* [Collected data]
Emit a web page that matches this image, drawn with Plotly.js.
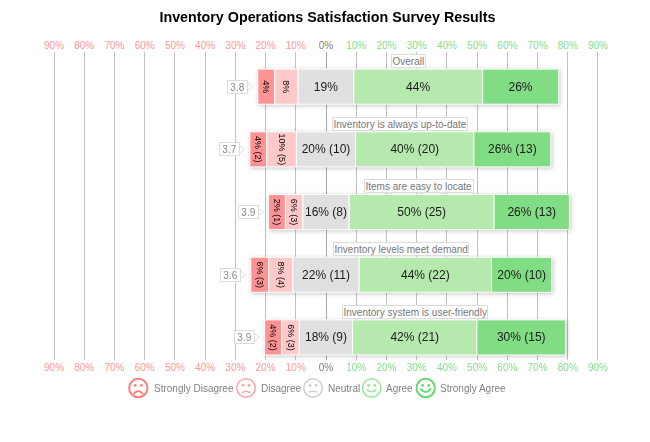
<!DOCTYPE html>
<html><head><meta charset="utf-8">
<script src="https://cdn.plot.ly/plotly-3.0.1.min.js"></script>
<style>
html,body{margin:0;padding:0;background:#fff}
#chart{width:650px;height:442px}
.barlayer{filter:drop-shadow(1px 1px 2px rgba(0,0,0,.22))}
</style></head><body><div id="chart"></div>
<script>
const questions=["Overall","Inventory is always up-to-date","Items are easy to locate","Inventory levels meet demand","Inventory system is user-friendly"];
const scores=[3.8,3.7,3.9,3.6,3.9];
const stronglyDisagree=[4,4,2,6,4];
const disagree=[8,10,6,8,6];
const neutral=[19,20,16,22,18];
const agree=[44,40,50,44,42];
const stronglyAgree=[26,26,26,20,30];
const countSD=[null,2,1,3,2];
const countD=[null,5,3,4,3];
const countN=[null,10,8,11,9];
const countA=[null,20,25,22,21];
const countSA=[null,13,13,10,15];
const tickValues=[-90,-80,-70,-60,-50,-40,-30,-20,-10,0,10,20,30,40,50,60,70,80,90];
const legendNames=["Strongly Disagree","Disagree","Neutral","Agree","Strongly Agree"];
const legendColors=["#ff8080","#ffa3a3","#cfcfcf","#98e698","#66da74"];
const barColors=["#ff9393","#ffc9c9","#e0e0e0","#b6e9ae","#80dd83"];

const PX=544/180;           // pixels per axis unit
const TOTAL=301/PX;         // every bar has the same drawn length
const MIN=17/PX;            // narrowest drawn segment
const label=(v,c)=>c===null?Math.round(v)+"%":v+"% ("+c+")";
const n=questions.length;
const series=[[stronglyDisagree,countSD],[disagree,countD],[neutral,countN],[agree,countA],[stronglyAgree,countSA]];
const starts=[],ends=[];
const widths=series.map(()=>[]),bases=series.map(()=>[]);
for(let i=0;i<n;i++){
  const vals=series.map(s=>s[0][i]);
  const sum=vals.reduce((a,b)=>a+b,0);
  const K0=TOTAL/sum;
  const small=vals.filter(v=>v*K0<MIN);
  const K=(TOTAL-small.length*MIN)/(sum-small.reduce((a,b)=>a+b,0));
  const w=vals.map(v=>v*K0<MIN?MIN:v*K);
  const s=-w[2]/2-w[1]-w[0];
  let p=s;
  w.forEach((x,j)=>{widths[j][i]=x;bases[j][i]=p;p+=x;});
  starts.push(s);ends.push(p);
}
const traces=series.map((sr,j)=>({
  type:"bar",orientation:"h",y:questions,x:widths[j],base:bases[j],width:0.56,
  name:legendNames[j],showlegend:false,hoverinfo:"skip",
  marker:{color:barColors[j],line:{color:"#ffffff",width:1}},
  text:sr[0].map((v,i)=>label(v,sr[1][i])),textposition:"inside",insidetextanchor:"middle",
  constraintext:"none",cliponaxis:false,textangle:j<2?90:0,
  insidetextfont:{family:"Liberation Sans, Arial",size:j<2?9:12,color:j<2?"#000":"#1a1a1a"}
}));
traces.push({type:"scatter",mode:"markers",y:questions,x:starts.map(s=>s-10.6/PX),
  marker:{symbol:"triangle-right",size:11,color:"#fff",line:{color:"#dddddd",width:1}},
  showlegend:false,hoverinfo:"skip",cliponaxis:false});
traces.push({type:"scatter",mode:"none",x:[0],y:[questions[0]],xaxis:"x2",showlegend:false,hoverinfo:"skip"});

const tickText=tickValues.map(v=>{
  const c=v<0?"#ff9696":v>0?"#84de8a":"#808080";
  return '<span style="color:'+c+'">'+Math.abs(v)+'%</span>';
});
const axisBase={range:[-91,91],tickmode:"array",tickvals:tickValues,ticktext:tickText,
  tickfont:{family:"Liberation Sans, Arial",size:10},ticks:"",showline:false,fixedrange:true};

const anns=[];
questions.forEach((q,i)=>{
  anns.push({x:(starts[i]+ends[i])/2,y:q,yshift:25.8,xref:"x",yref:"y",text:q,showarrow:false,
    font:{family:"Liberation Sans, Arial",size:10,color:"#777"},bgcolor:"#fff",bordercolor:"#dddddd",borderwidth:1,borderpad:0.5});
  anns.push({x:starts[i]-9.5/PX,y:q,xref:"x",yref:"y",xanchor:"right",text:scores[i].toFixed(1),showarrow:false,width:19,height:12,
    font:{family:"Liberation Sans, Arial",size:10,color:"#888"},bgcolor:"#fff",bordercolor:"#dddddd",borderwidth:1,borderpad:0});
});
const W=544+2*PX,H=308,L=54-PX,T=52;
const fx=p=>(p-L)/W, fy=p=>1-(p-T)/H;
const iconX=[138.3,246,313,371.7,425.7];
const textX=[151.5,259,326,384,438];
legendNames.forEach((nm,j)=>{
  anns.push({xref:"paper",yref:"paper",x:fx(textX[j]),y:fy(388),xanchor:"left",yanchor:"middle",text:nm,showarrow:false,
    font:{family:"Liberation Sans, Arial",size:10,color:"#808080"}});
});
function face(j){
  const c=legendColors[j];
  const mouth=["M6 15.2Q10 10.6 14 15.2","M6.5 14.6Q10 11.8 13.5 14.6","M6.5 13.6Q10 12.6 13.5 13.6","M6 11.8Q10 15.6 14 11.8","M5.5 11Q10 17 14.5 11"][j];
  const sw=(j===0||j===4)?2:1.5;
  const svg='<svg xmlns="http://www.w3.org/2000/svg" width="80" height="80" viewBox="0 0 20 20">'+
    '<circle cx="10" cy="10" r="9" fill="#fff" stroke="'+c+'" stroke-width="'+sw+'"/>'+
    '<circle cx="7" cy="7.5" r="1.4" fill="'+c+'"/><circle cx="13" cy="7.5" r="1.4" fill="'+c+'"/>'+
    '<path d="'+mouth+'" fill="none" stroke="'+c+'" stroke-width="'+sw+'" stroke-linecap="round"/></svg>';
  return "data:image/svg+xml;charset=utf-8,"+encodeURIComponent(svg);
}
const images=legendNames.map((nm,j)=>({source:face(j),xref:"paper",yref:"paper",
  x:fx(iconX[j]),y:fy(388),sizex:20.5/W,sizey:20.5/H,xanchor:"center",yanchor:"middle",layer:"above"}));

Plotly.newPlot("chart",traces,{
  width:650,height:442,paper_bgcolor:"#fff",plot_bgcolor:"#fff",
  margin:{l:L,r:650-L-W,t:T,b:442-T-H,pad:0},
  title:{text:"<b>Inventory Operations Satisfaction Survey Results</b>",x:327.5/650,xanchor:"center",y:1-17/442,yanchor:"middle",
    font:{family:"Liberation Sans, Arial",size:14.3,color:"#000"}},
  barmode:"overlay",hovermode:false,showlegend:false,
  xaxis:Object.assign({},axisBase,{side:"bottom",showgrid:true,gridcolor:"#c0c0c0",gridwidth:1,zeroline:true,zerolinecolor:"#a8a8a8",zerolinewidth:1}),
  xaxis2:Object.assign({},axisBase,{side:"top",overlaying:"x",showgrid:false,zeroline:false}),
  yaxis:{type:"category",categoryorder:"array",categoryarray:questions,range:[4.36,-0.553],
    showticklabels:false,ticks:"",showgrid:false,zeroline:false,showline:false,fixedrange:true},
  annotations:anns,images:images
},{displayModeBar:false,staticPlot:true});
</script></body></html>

* [Instruction]
All of the material above should be reproduced exactly, except the pictures.

* [Finished exercise]
Emit a web page that matches this image, drawn with Plotly.js.
<!DOCTYPE html>
<html><head><meta charset="utf-8">
<script src="https://cdn.plot.ly/plotly-3.0.1.min.js"></script>
<style>
html,body{margin:0;padding:0;background:#fff}
#chart{width:650px;height:442px}
.barlayer{filter:drop-shadow(1px 1px 2px rgba(0,0,0,.22))}
</style></head><body><div id="chart"></div>
<script>
const questions=["Overall","Inventory is always up-to-date","Items are easy to locate","Inventory levels meet demand","Inventory system is user-friendly"];
const scores=[3.8,3.7,3.9,3.6,3.9];
const stronglyDisagree=[4,4,2,6,4];
const disagree=[8,10,6,8,6];
const neutral=[19,20,16,22,18];
const agree=[44,40,50,44,42];
const stronglyAgree=[26,26,26,20,30];
const countSD=[null,2,1,3,2];
const countD=[null,5,3,4,3];
const countN=[null,10,8,11,9];
const countA=[null,20,25,22,21];
const countSA=[null,13,13,10,15];
const tickValues=[-90,-80,-70,-60,-50,-40,-30,-20,-10,0,10,20,30,40,50,60,70,80,90];
const legendNames=["Strongly Disagree","Disagree","Neutral","Agree","Strongly Agree"];
const legendColors=["#ff8080","#ffa3a3","#cfcfcf","#98e698","#66da74"];
const barColors=["#ff9393","#ffc9c9","#e0e0e0","#b6e9ae","#80dd83"];

const PX=544/180;           // pixels per axis unit
const TOTAL=301/PX;         // every bar has the same drawn length
const MIN=17/PX;            // narrowest drawn segment
const label=(v,c)=>c===null?Math.round(v)+"%":v+"% ("+c+")";
const n=questions.length;
const series=[[stronglyDisagree,countSD],[disagree,countD],[neutral,countN],[agree,countA],[stronglyAgree,countSA]];
const starts=[],ends=[];
const widths=series.map(()=>[]),bases=series.map(()=>[]);
for(let i=0;i<n;i++){
  const vals=series.map(s=>s[0][i]);
  const sum=vals.reduce((a,b)=>a+b,0);
  const K0=TOTAL/sum;
  const small=vals.filter(v=>v*K0<MIN);
  const K=(TOTAL-small.length*MIN)/(sum-small.reduce((a,b)=>a+b,0));
  const w=vals.map(v=>v*K0<MIN?MIN:v*K);
  const s=-w[2]/2-w[1]-w[0];
  let p=s;
  w.forEach((x,j)=>{widths[j][i]=x;bases[j][i]=p;p+=x;});
  starts.push(s);ends.push(p);
}
const traces=series.map((sr,j)=>({
  type:"bar",orientation:"h",y:questions,x:widths[j],base:bases[j],width:0.56,
  name:legendNames[j],showlegend:false,hoverinfo:"skip",
  marker:{color:barColors[j],line:{color:"#ffffff",width:1}},
  text:sr[0].map((v,i)=>label(v,sr[1][i])),textposition:"inside",insidetextanchor:"middle",
  constraintext:"none",cliponaxis:false,textangle:j<2?90:0,
  insidetextfont:{family:"Liberation Sans, Arial",size:j<2?9:12,color:j<2?"#000":"#1a1a1a"}
}));
traces.push({type:"scatter",mode:"markers",y:questions,x:starts.map(s=>s-10.6/PX),
  marker:{symbol:"triangle-right",size:11,color:"#fff",line:{color:"#dddddd",width:1}},
  showlegend:false,hoverinfo:"skip",cliponaxis:false});
traces.push({type:"scatter",mode:"none",x:[0],y:[questions[0]],xaxis:"x2",showlegend:false,hoverinfo:"skip"});

const tickText=tickValues.map(v=>{
  const c=v<0?"#ff9696":v>0?"#84de8a":"#808080";
  return '<span style="color:'+c+'">'+Math.abs(v)+'%</span>';
});
const axisBase={range:[-91,91],tickmode:"array",tickvals:tickValues,ticktext:tickText,
  tickfont:{family:"Liberation Sans, Arial",size:10},ticks:"",showline:false,fixedrange:true};

const anns=[];
questions.forEach((q,i)=>{
  anns.push({x:(starts[i]+ends[i])/2,y:q,yshift:25.8,xref:"x",yref:"y",text:q,showarrow:false,
    font:{family:"Liberation Sans, Arial",size:10,color:"#777"},bgcolor:"#fff",bordercolor:"#dddddd",borderwidth:1,borderpad:0.5});
  anns.push({x:starts[i]-9.5/PX,y:q,xref:"x",yref:"y",xanchor:"right",text:scores[i].toFixed(1),showarrow:false,width:19,height:12,
    font:{family:"Liberation Sans, Arial",size:10,color:"#888"},bgcolor:"#fff",bordercolor:"#dddddd",borderwidth:1,borderpad:0});
});
const W=544+2*PX,H=308,L=54-PX,T=52;
const fx=p=>(p-L)/W, fy=p=>1-(p-T)/H;
const iconX=[138.3,246,313,371.7,425.7];
const textX=[151.5,259,326,384,438];
legendNames.forEach((nm,j)=>{
  anns.push({xref:"paper",yref:"paper",x:fx(textX[j]),y:fy(388),xanchor:"left",yanchor:"middle",text:nm,showarrow:false,
    font:{family:"Liberation Sans, Arial",size:10,color:"#808080"}});
});
function face(j){
  const c=legendColors[j];
  const mouth=["M6 15.2Q10 10.6 14 15.2","M6.5 14.6Q10 11.8 13.5 14.6","M6.5 13.6Q10 12.6 13.5 13.6","M6 11.8Q10 15.6 14 11.8","M5.5 11Q10 17 14.5 11"][j];
  const sw=(j===0||j===4)?2:1.5;
  const svg='<svg xmlns="http://www.w3.org/2000/svg" width="80" height="80" viewBox="0 0 20 20">'+
    '<circle cx="10" cy="10" r="9" fill="#fff" stroke="'+c+'" stroke-width="'+sw+'"/>'+
    '<circle cx="7" cy="7.5" r="1.4" fill="'+c+'"/><circle cx="13" cy="7.5" r="1.4" fill="'+c+'"/>'+
    '<path d="'+mouth+'" fill="none" stroke="'+c+'" stroke-width="'+sw+'" stroke-linecap="round"/></svg>';
  return "data:image/svg+xml;charset=utf-8,"+encodeURIComponent(svg);
}
const images=legendNames.map((nm,j)=>({source:face(j),xref:"paper",yref:"paper",
  x:fx(iconX[j]),y:fy(388),sizex:20.5/W,sizey:20.5/H,xanchor:"center",yanchor:"middle",layer:"above"}));

Plotly.newPlot("chart",traces,{
  width:650,height:442,paper_bgcolor:"#fff",plot_bgcolor:"#fff",
  margin:{l:L,r:650-L-W,t:T,b:442-T-H,pad:0},
  title:{text:"<b>Inventory Operations Satisfaction Survey Results</b>",x:327.5/650,xanchor:"center",y:1-17/442,yanchor:"middle",
    font:{family:"Liberation Sans, Arial",size:14.3,color:"#000"}},
  barmode:"overlay",hovermode:false,showlegend:false,
  xaxis:Object.assign({},axisBase,{side:"bottom",showgrid:true,gridcolor:"#c0c0c0",gridwidth:1,zeroline:true,zerolinecolor:"#a8a8a8",zerolinewidth:1}),
  xaxis2:Object.assign({},axisBase,{side:"top",overlaying:"x",showgrid:false,zeroline:false}),
  yaxis:{type:"category",categoryorder:"array",categoryarray:questions,range:[4.36,-0.553],
    showticklabels:false,ticks:"",showgrid:false,zeroline:false,showline:false,fixedrange:true},
  annotations:anns,images:images
},{displayModeBar:false,staticPlot:true});
</script></body></html>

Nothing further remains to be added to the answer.